In 1979, Vietnam invaded Cambodia. The Khmer Rouge responded to the attack by arming orphans like Arn and sending them into battle. Most of the children did not survive. Arn not only survived but also found a way to escape in the confusion of battle. He eventually reached a refugee camp in Thailand. There, Peter Pond, a Lutheran minister and an American aid worker, befriended and later adopted him along with several other orphans. Help students place the story in a geographical perspective, by asking them to locate Cambodia on a world map and then trace Chorn-Pond's journey from Cambodia to Thailand to the United States on a world map.
As the film opens, Chorn-Pond is seen playing the flute. In a voice-over, he recalls how important the flute was to his survival. Invite students to use their journals to record how they view the role of music in a society. How important is it to personal identity? How important is it to national identity?
Reflections
After watching The Flute Player, invite students to use their journals or notebooks to answer one or more of the following questions:
- What incidents in the film helped you understand what motivates Arn Chorn Pond's work?
- What do you remember best about the film? What individuals, images, or events stand out?
- What role does music play in Arn's journey?
Ask students to share their observations with a partner. Was everyone struck by the same images and events?
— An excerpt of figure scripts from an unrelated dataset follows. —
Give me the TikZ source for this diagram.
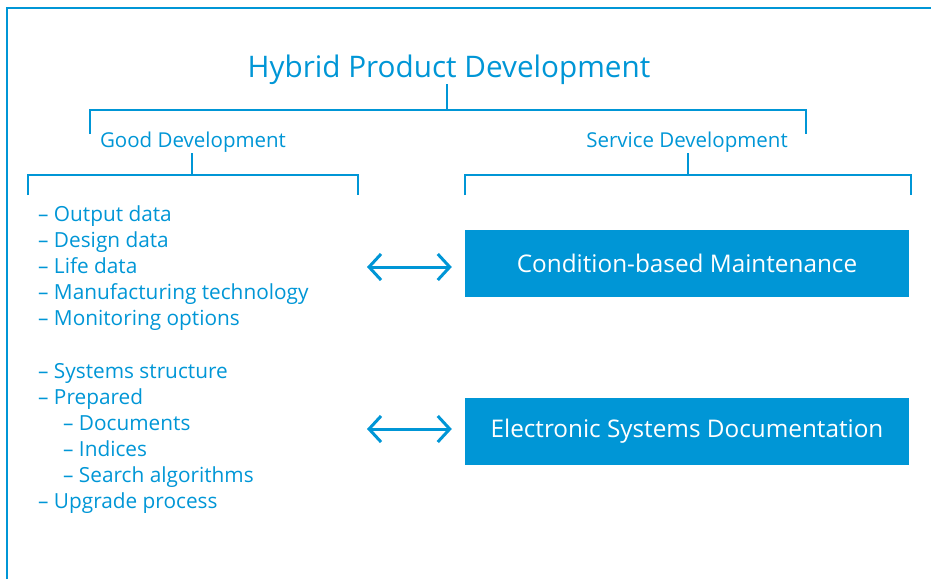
\documentclass[tikz,border=0pt]{standalone}
\usepackage{fontspec}
\setmainfont{Open Sans}
\usepackage{tikz}
\usetikzlibrary{arrows.meta,positioning}
\definecolor{hpdblue}{RGB}{0,150,214}

\begin{document}
\begin{tikzpicture}[x=1pt,y=-1pt,
  brk/.style={draw=hpdblue, line width=2pt},
  item/.style={anchor=base west, inner sep=0pt, text=hpdblue, font=\fontsize{20.8}{24}\selectfont},
  head/.style={anchor=base, inner sep=0pt, text=hpdblue, font=\fontsize{20.5}{24}\selectfont},
  servbox/.style={fill=hpdblue, text=white, minimum width=444pt, minimum height=67pt, inner sep=0pt, font=\fontsize{24.3}{28}\selectfont},
  link/.style={draw=hpdblue, line width=3pt, {Straight Barb[length=12pt,width=26pt]}-{Straight Barb[length=12pt,width=26pt]}}]
\useasboundingbox (0,0) rectangle (931,579);
\draw [hpdblue, line width=2.5pt] (7,579) -- (7,8) -- (931,8);
% headings
\node [head, font=\fontsize{29.7}{34}\selectfont] (hpd) at (449,77) {Hybrid Product Development};
\node [head] (good) at (193,147) {Good Development};
\node [head] (serv) at (687,147) {Service Development};
\coordinate [] (T) at (447,84);
\coordinate [] (G) at (192,153);
\coordinate [] (S) at (688,153);
\draw [brk] (T) -- (447,110);
\draw [brk] (90,134) -- (90,110) -- (806,110) -- (806,134);
\draw [brk] (G) -- (192,175);
\draw [brk] (28,195) -- (28,175) -- (358,175) -- (358,195);
\draw [brk] (S) -- (688,175);
\draw [brk] (465,195) -- (465,175) -- (911,175) -- (911,195);
% good development items
\node [item] (i1) at (38,221) {-- Output data};
\node [item] (i2) at (38,247) {-- Design data};
\node [item] (i3) at (38,273) {-- Life data};
\node [item] (i4) at (38,299) {-- Manufacturing technology};
\node [item] (i5) at (38,325) {-- Monitoring options};
\node [item] (j1) at (38,378) {-- Systems structure};
\node [item] (j2) at (38,404) {-- Prepared};
\node [item] (j3) at (63,430) {-- Documents};
\node [item] (j4) at (63,456) {-- Indices};
\node [item] (j5) at (63,482) {-- Search algorithms};
\node [item] (j6) at (38,508) {-- Upgrade process};
% service development boxes
\node [servbox] (cbm) at (687,263.5) {Condition-based Maintenance};
\node [servbox] (esd) at (687,431.5) {Electronic Systems Documentation};
\coordinate [] (A) at (367,267);
\coordinate [] (B) at (367,429);
\draw [link, shorten >=13pt] (A) -- (cbm.west |- A);
\draw [link, shorten >=13pt] (B) -- (esd.west |- B);
\end{tikzpicture}
\end{document}
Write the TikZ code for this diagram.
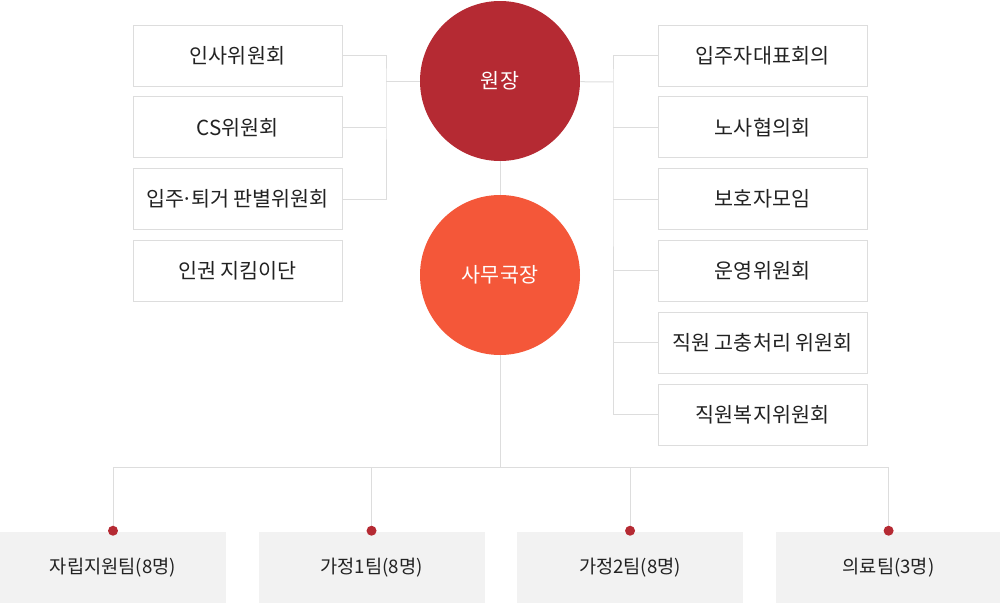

The same stories? How do you account for differences?
How is traditional music used in this documentary to establish mood? To introduce the audience to Arn Chorn Pond and other musicians? How would the documentary be different if the music were omitted? What does it add to the story? Why do you think the Khmer Rouge targeted musicians and other artists in their attempt to rebuild Cambodian society?
Teaching Strategies
- There are scenes in every film that offer viewers insights into a character
or an event. Ask students to read aloud one such scene from The Flute Player (Reproducible
2- Download PDF). Have partners take turns reading Arn's words and those
of the former child soldier. What does the meeting seem to mean to Chorn Pond?
To the former soldier? How does the scene help us understand what Chorn Pond
means when he tells people, "Somehow sharing the pain has been the way in which
I could find myself again and commit myself to the world"?
If time permits, invite students to work in small groups to identity other scenes
that offer insights into Chorn Pond, the various people he encounters, or the
music. Ask each group to explain the significance of the scene they chose to
the class as a whole.
- Judith Thompson is an activist who with Arn Chorn-Pond founded Children of War, a group that helped young refugees heal by confronting their past. She believes that one path to healing after the kind of pain and terror Chorn-Pond experienced is by telling the story. In the film, he is shown doing so in a variety of settings. What does he learn from these experiences? Thompson also believes that it is important to find an ally on the path of healing. She told an interviewer, "It really doesn't matter who it is, as long as there is sense of connectedness to a person or people over time who are walking that path with you." Who are the people who have helped Arn Chorn-Pond "walk the path"? Thompson believes that for some people there is another element in healing that she calls the "survivor mission." These people use the experience of pain and suffering to reach and teach others. She describes Arn Chorn-Pond as such a person. Ask students to find examples of that mission in the film. How does Chorn-Pond describe that mission? How does it shape his identity? How does it help him deal with his pain?